— start Data provided —
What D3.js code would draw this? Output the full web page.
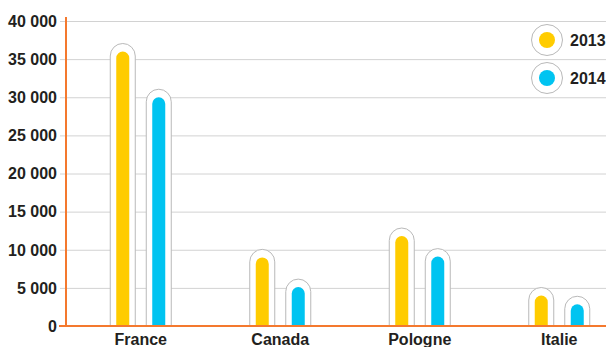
<!DOCTYPE html>
<html>
<head>
<meta charset="utf-8">
<script src="https://cdn.jsdelivr.net/npm/d3@7/dist/d3.min.js"></script>
<style>
  html, body { margin: 0; padding: 0; background: #fff; }
  svg { display: block; }
  text { font-family: "Liberation Sans Narrow", "Arial Narrow", "Liberation Sans", sans-serif; font-weight: bold; fill: #231f20; }
</style>
</head>
<body>
<svg id="chart" width="606" height="347"></svg>
<script>
// Categories and series
const countries = ["France", "Canada", "Pologne", "Italie"];
const years = ["2013", "2014"];
const values2013 = [36000, 9000, 11800, 4000];
const values2014 = [30000, 5100, 9100, 2850];
const yTicks = [0, 5000, 10000, 15000, 20000, 25000, 30000, 35000, 40000];
const seriesColors = ["#ffcc00", "#00c4f1"];

const W = 606, H = 347;
const axisX = 66, baseY = 326, topY = 21;
const orange = "#f4792e";
const grid = "#d2d2d2";

const svg = d3.select("#chart");

const y = d3.scaleLinear().domain([0, 40000]).range([baseY, topY]);
const x = d3.scaleBand().domain(countries).range([71, 629]);
const sub = d3.scalePoint().domain(years).range([-18, 18]);

const fmt = v => d3.format(",")(v).replace(/,/g, " ");

// Gridlines with short ticks left of the axis
svg.append("g").selectAll("line").data(yTicks.filter(d => d > 0)).join("line")
  .attr("x1", axisX - 6).attr("x2", W)
  .attr("y1", d => y(d) + 0.5).attr("y2", d => y(d) + 0.5)
  .attr("stroke", grid).attr("stroke-width", 1);

// Tick labels
svg.append("g").selectAll("text").data(yTicks).join("text")
  .attr("x", 57).attr("y", d => y(d))
  .attr("dy", "0.36em")
  .attr("text-anchor", "end")
  .attr("font-size", 16)
  .text(fmt);

// Bars: capsule outline + rounded-top coloured bar
const barW = 13, shellW = 25, shellPad = 8;
function capsule(cx, top, w) {
  const r = w / 2;
  return `M${cx - r},${baseY} L${cx - r},${top + r} A${r},${r} 0 0 1 ${cx + r},${top + r} L${cx + r},${baseY}`;
}
const rows = [];
countries.forEach((c, i) => {
  rows.push({ c, s: 0, v: values2013[i] });
  rows.push({ c, s: 1, v: values2014[i] });
});
const bars = svg.append("g").selectAll("g").data(rows).join("g");
bars.append("path")
  .attr("d", d => {
    const cx = x(d.c) + x.bandwidth() / 2 + sub(years[d.s]);
    return capsule(cx, y(d.v) - shellPad, shellW) ;
  })
  .attr("fill", "#fff").attr("stroke", "#b9b9b9").attr("stroke-width", 1);
bars.append("path")
  .attr("d", d => {
    const cx = x(d.c) + x.bandwidth() / 2 + sub(years[d.s]);
    return capsule(cx, y(d.v), barW) + "Z";
  })
  .attr("fill", d => seriesColors[d.s]);

// Axis lines
svg.append("line").attr("x1", axisX).attr("x2", axisX).attr("y1", 17).attr("y2", baseY)
  .attr("stroke", orange).attr("stroke-width", 2);
svg.append("line").attr("x1", axisX - 7).attr("x2", W).attr("y1", baseY).attr("y2", baseY)
  .attr("stroke", orange).attr("stroke-width", 2);

// Category labels
svg.append("g").selectAll("text").data(countries).join("text")
  .attr("x", d => x(d) + x.bandwidth() / 2)
  .attr("y", 345)
  .attr("text-anchor", "middle")
  .attr("font-size", 16)
  .text(d => d);

// Legend
const legend = svg.append("g").selectAll("g").data(years).join("g")
  .attr("transform", (d, i) => `translate(547,${40 + i * 38})`);
legend.append("circle").attr("r", 15.5).attr("fill", "#fff").attr("stroke", "#b9b9b9");
legend.append("circle").attr("r", 8).attr("fill", (d, i) => seriesColors[i]);
legend.append("text").attr("x", 23).attr("dy", "0.36em").attr("font-size", 16).text(d => d);
</script>
</body>
</html>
— end Data provided —
Task: Write out the material above again, word for word, minus its pictures.

Task response:
What D3.js code would draw this? Output the full web page.
<!DOCTYPE html>
<html>
<head>
<meta charset="utf-8">
<script src="https://cdn.jsdelivr.net/npm/d3@7/dist/d3.min.js"></script>
<style>
  html, body { margin: 0; padding: 0; background: #fff; }
  svg { display: block; }
  text { font-family: "Liberation Sans Narrow", "Arial Narrow", "Liberation Sans", sans-serif; font-weight: bold; fill: #231f20; }
</style>
</head>
<body>
<svg id="chart" width="606" height="347"></svg>
<script>
// Categories and series
const countries = ["France", "Canada", "Pologne", "Italie"];
const years = ["2013", "2014"];
const values2013 = [36000, 9000, 11800, 4000];
const values2014 = [30000, 5100, 9100, 2850];
const yTicks = [0, 5000, 10000, 15000, 20000, 25000, 30000, 35000, 40000];
const seriesColors = ["#ffcc00", "#00c4f1"];

const W = 606, H = 347;
const axisX = 66, baseY = 326, topY = 21;
const orange = "#f4792e";
const grid = "#d2d2d2";

const svg = d3.select("#chart");

const y = d3.scaleLinear().domain([0, 40000]).range([baseY, topY]);
const x = d3.scaleBand().domain(countries).range([71, 629]);
const sub = d3.scalePoint().domain(years).range([-18, 18]);

const fmt = v => d3.format(",")(v).replace(/,/g, " ");

// Gridlines with short ticks left of the axis
svg.append("g").selectAll("line").data(yTicks.filter(d => d > 0)).join("line")
  .attr("x1", axisX - 6).attr("x2", W)
  .attr("y1", d => y(d) + 0.5).attr("y2", d => y(d) + 0.5)
  .attr("stroke", grid).attr("stroke-width", 1);

// Tick labels
svg.append("g").selectAll("text").data(yTicks).join("text")
  .attr("x", 57).attr("y", d => y(d))
  .attr("dy", "0.36em")
  .attr("text-anchor", "end")
  .attr("font-size", 16)
  .text(fmt);

// Bars: capsule outline + rounded-top coloured bar
const barW = 13, shellW = 25, shellPad = 8;
function capsule(cx, top, w) {
  const r = w / 2;
  return `M${cx - r},${baseY} L${cx - r},${top + r} A${r},${r} 0 0 1 ${cx + r},${top + r} L${cx + r},${baseY}`;
}
const rows = [];
countries.forEach((c, i) => {
  rows.push({ c, s: 0, v: values2013[i] });
  rows.push({ c, s: 1, v: values2014[i] });
});
const bars = svg.append("g").selectAll("g").data(rows).join("g");
bars.append("path")
  .attr("d", d => {
    const cx = x(d.c) + x.bandwidth() / 2 + sub(years[d.s]);
    return capsule(cx, y(d.v) - shellPad, shellW) ;
  })
  .attr("fill", "#fff").attr("stroke", "#b9b9b9").attr("stroke-width", 1);
bars.append("path")
  .attr("d", d => {
    const cx = x(d.c) + x.bandwidth() / 2 + sub(years[d.s]);
    return capsule(cx, y(d.v), barW) + "Z";
  })
  .attr("fill", d => seriesColors[d.s]);

// Axis lines
svg.append("line").attr("x1", axisX).attr("x2", axisX).attr("y1", 17).attr("y2", baseY)
  .attr("stroke", orange).attr("stroke-width", 2);
svg.append("line").attr("x1", axisX - 7).attr("x2", W).attr("y1", baseY).attr("y2", baseY)
  .attr("stroke", orange).attr("stroke-width", 2);

// Category labels
svg.append("g").selectAll("text").data(countries).join("text")
  .attr("x", d => x(d) + x.bandwidth() / 2)
  .attr("y", 345)
  .attr("text-anchor", "middle")
  .attr("font-size", 16)
  .text(d => d);

// Legend
const legend = svg.append("g").selectAll("g").data(years).join("g")
  .attr("transform", (d, i) => `translate(547,${40 + i * 38})`);
legend.append("circle").attr("r", 15.5).attr("fill", "#fff").attr("stroke", "#b9b9b9");
legend.append("circle").attr("r", 8).attr("fill", (d, i) => seriesColors[i]);
legend.append("text").attr("x", 23).attr("dy", "0.36em").attr("font-size", 16).text(d => d);
</script>
</body>
</html>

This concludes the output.